Да. По сути, это – очень простодушная реакция на природные явления. Она основана на восприятии вещей, свойственном естественным наукам: человеку, который занимается их изучением, немедленно предлагается целый необъятный мир явлений. Помню, когда я изучал бактериологию, у нас был очень хороший профессор: он старался рассказать нам и о бактериофагах, и о вирусах – все для того, чтобы у нас составилось лучшее представление о категории в целом. Я как-то рано привык к мысли о том, что человек, исследующий некий предмет, постоянно раздвигает границы. – прежде всего, чтобы понять, что эти границы собой представляют.

Находясь здесь, в музее, можно подумать, будто я глубоко убежден, что иногда произведение стоит изолировать, поместить в очень стерильную ситуацию – где не будет помех и осложняющих факторов. Но вместе с тем я очень люблю выставки с большим числом работ.

Проект про 100 000 картинок должен был занять все здание целиком?
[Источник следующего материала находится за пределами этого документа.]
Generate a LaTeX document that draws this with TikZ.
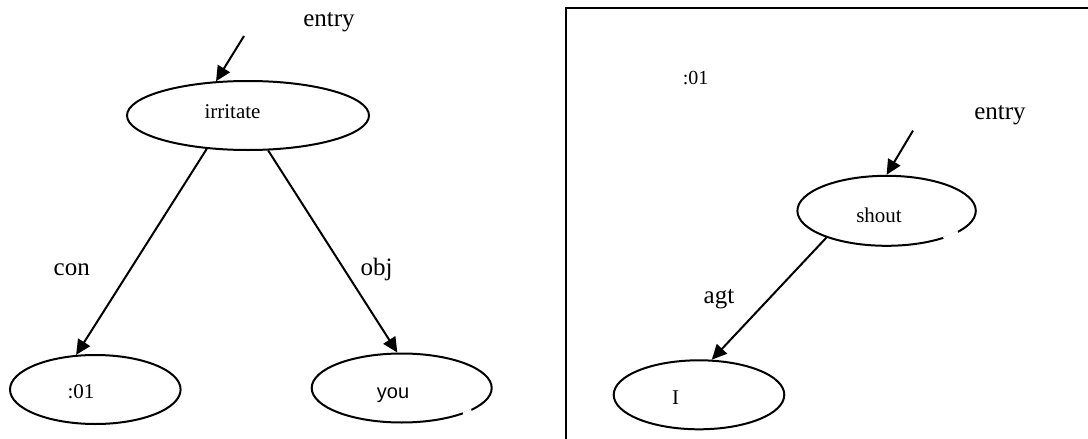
\documentclass[tikz,border=0pt]{standalone}
\usepackage{fontspec}
\setmainfont{Liberation Serif}
\newfontfamily\arialfont{Liberation Sans}
\usetikzlibrary{shapes.geometric,arrows.meta}

\begin{document}
\begin{tikzpicture}[
    x=0.5pt, y=-0.5pt,
    word/.style={draw, ellipse, line width=1pt, inner sep=0pt, minimum width=#1,
      minimum height=34.5pt},
    tag/.style={anchor=base, font=\fontsize{10.5}{12}\selectfont},
    rel/.style={anchor=base, font=\fontsize{12.5}{15}\selectfont},
    arrow/.style={-{Triangle[length=7.5pt,width=7pt]}, line width=1pt},
    gap/.style={draw=white, line width=2pt}
]
  \useasboundingbox (0,0) rectangle (1088,439);

  % First graph: irritate with its two arcs
  \node[word=121pt] (irritate) at (248,115.5) {};
  \node[word=85.3pt] (con01) at (95.3,389.5) {};
  \node[word=90pt] (you) at (401.7,388) {};
  \node[tag] (irritateText) at (232.5,118.3) {irritate};
  \node[tag] (con01Text) at (81,398) {:01};
  \node[tag, font=\arialfont\fontsize{10}{12}\selectfont] (youText) at (393,398.3) {you};
  \draw[gap] (you.337) -- (you.342);

  \coordinate (entryA) at (244,36);
  \node[rel] (entryAText) at (329,26) {entry};
  \draw[arrow] (entryA) -- (irritate.133);

  \draw[arrow] (irritate.219) -- (con01.119);
  \draw[arrow] (irritate.300) -- (you.97);
  \node[rel] (con) at (71.7,275) {con};
  \node[rel] (obj) at (376.7,275) {obj};

  % Second graph, boxed, for the node :01
  \draw[line width=1pt] (566,460) -- (566,8.4) -- (1110,8.4);
  \node[tag, font=\fontsize{10}{12}\selectfont] (box01) at (695.6,84) {:01};

  \node[word=89.2pt, minimum height=35pt] (shout) at (886.6,210.8) {};
  \node[word=85.3pt] (I) at (699,394.8) {};
  \node[tag] (shoutText) at (879,222) {shout};
  \node[tag] (IText) at (675.5,404) {I};
  \draw[gap] (shout.334) -- (shout.343);

  \coordinate (entryB) at (913,130.6);
  \node[rel] (entryBText) at (1000,119.5) {entry};
  \draw[arrow] (entryB) -- (shout.north);

  \draw[arrow] (shout.204) -- (I.70);
  \node[rel] (agt) at (719,303) {agt};
\end{tikzpicture}
\end{document}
Да. Я придумал его для нью-йоркского P.S.I и считал этот проект просто блестящим. Я подсчитал, что все здание может вместить 100 000 предметов – при некоторых ограничениях в размерах. Для художественной выставки эта цифра кажется невообразимо огромной, но если вы подсчитаете число музыкальных фраз или тактов в опере или в симфонии, то получите такую же невообразимую цифру.

Тоже с компьютерными программами.

Именно. Я убежден, что человек способен воспринимать искусство в тех же объемах, в каких мы воспринимаем природу. Если же многие вещи покажутся вам повторениями – что ж, так и есть. Когда идешь по пустыне, видишь креозотовые кусты, какие-то лиственницы, полынь все они разные и все сами по себе. Но при этом они могут производить очень монотонное впечатление.

И каждый может составить из них свою последовательность.

Точно. Думаю, в будущем опыт, связанный с ориентацией в гораздо более обширных информационных областях Интернета и киберпространства, сделает возможным то, о чем я говорю. Но я думал и о выставках из двух-трех произведений, даже одного, и о некоторых неожиданных сравнениях. Мне часто приходило на ум, что для выставки такого рода подошел бы Вермеер. И Рогир ван дер Вейден тоже.

Обилие образов и разнообразие источников также подводит нас к Раушенбергу.

Да, на протяжении последних лет я много раз обращался к Раушенбергу; пожалуй, он является самым энциклопедичным художником нашего времени – если пользоваться вашим термином.

Сейчас вы готовите его ретроспективу.

Да, я уже делал одну в Национальной коллекции изящных искусств (National Collection of Fine Arts, Вашингтон) в 1976-м, и теперь Гуггенхайм хочет, чтобы я сделал вторую – наверное, она откроется в 1997 или 1998 году, через двадцать с небольшим лет после первой.